Prince Edward Island

Underneath the world’s longest oceanic bridge that crosses icy water it hit me. We were sailing beneath the Confederation Bridge, the engineering feat completed in 1997 which officially brought Canada’s mainland finally to the birthplace of Confederation. For cruisers it meant an opportunity for selfies and smiles as we plied the mighty Atlantic ready to disembark in Charlottetown.

For our shore excursions the go-to island trip was called, “The Island’s finest: Anne, Lobster and a Scenic Drive.” We managed to see all three including spare time for sightseeing in Charlottetown.

Anne’s homestead is make-believe but the nostalgic lifestyle of a green gabled house surrounded by a white picket fence in a sweet countryside setting held true. The rooms were styled as if Anne were to return to her bedroom at any minute with a frock atop the frilly bed and the dining room table set for dinner.

Outside the trails sprawled into forests named after her legendary trails dubbed Haunted Wood and Balsam Hollow with clever interpretive signs to reflect Anne’s creator, L.M. Montgomery’s inspirational sources.

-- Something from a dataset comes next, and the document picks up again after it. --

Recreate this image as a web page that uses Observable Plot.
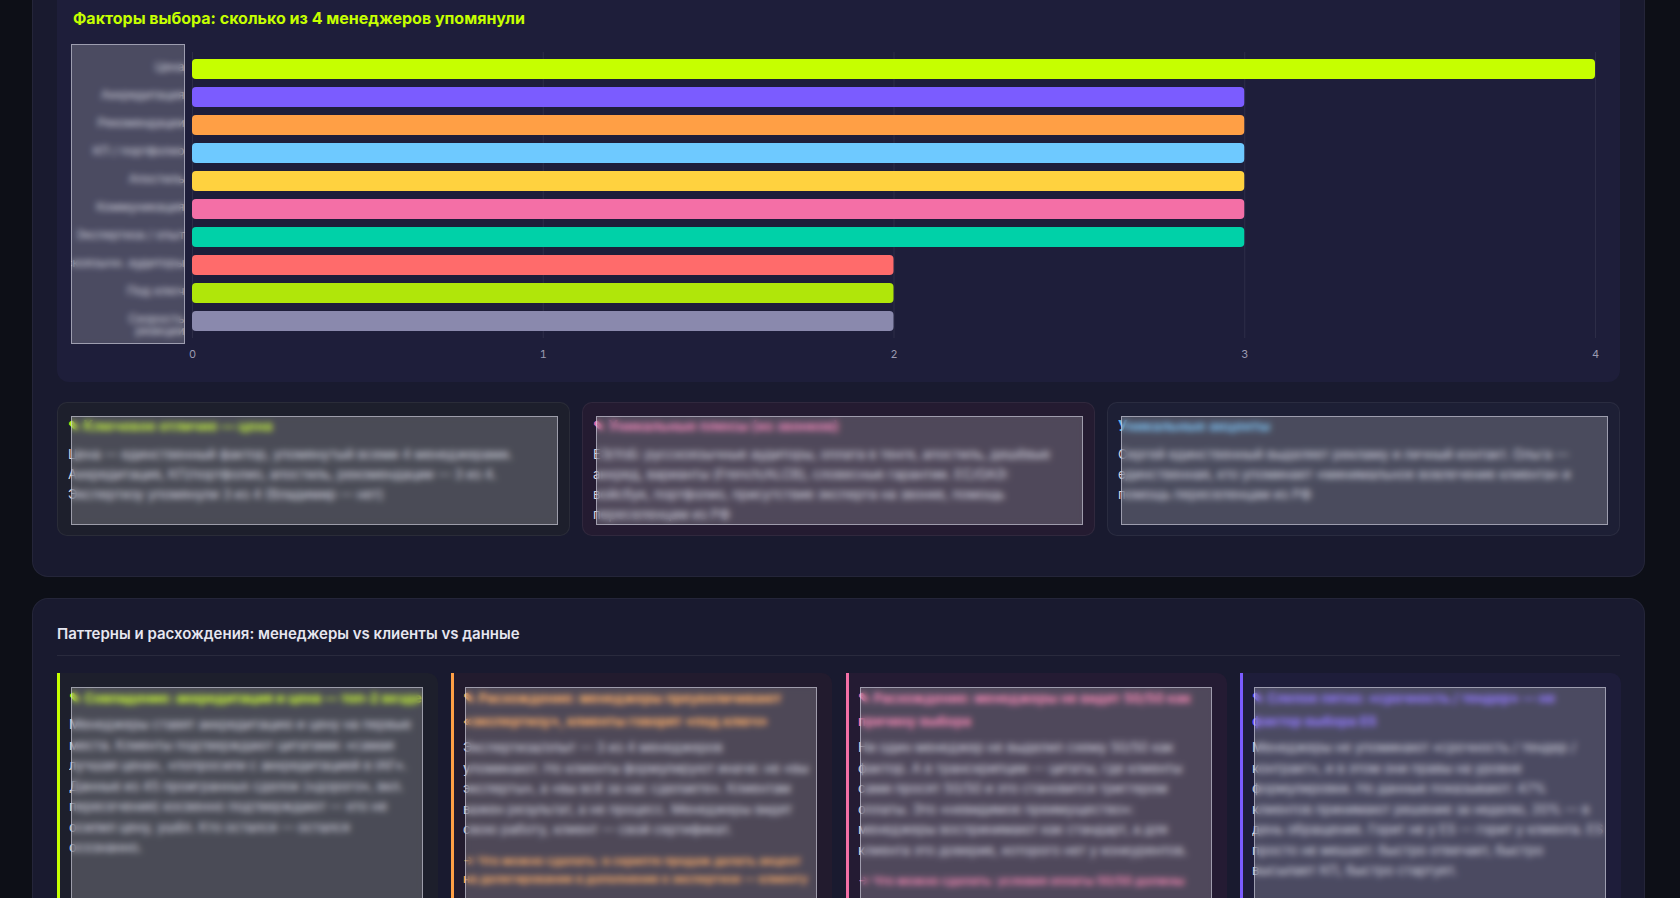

Sadly there was no Anne to be found on the day of our visit. It turns out she’s a volunteer. Canada’s favourite freckle faced redhead ran off sick upon seeing the buses of eager fans from Japan (she’s idolized there), America and Canada pull into the parking lot. We were left to explore an Anne-less homestead.

Nova Scotia

After the ship docked at the Sydney pier on Cape Breton Island the busy day trippers disembarked passing the terminal’s signature statue, the world’s largest fiddle.

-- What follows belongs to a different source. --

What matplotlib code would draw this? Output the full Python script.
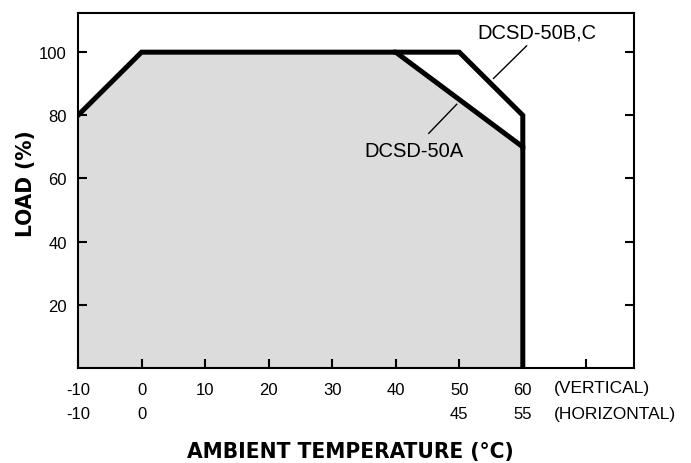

We set our sights onto the Fortress of Louisbourg. Looming on the edge of Cape Breton Island this National Historic Site captivates the imagination.

Peel back the curtains and turn back the clock to 1713. Now get set for a visit like no other at this former French colonial capital of Louisbourg.

Back in the day an incoming flotilla of mighty frigates plied these waters. The ships were laden with everything from flour and gun powder to the enormously expensive chocolate only given to the lucky few engineers and high-ranking officers. Meanwhile, the taverns were packed with ale-drinkers quaffing a new elixir called rum, fresh from the French West Indies.

If you’ve seen those old Hollywood flicks, the ones with diners holding a chicken leg in one hand, while guzzling an ale in the other with some live entertainment thrown in for good measure that’s the kind of scene you will have walked into at the Grandchamps House.

Don’t be surprised by the fun-filled waterfront cabaret unfolding as a costumed musician strums his guitar singing a love song to this room full of diners. There’s lots of pea soup, meat pie and fish of the day mixed in with plenty of laughter, song and local gossip.

Nightly Sails

Come night time tuckered out after a full day we’d roll back to our Oceanview stateroom sometimes to prepare for dinner which was its own grand affair or to enjoy the in-cabin experience. Replete in blonde teak woods and golden curtains the spacious cabin was perfect one night for in-room dining and watching the flat screen TV from the cozy mariners dream bed.

But most evenings it was dining with new friends at one of the a la carte restaurants whether it was in the main dining room for unforgettable 5-course dinners or in the more subdued Pinnacle Grill for a more romantic dining.

For l’apres dinner entertainment it was off to the Main Stage Show Lounge for a scintillating performance or we’d enjoy a nightcap at one of the bar lounges like the Piano Bar.

But the excitement of sailing never seemed to wear off. As the MS Maasdam quietly plied the waters with the ship now sailing the ancient St. Lawrence River, my other half and I gave each other a nod. We knew before the night was over there would be one final promenade on the Lido deck.

The stars shone dancing off the river in that magical moment. Alone, away from the others, time seemed to stand still. We could only imagine what the early explorers must have felt sailing the mighty St. Lawrence River. For us, this iconic cruise helped bring history to life.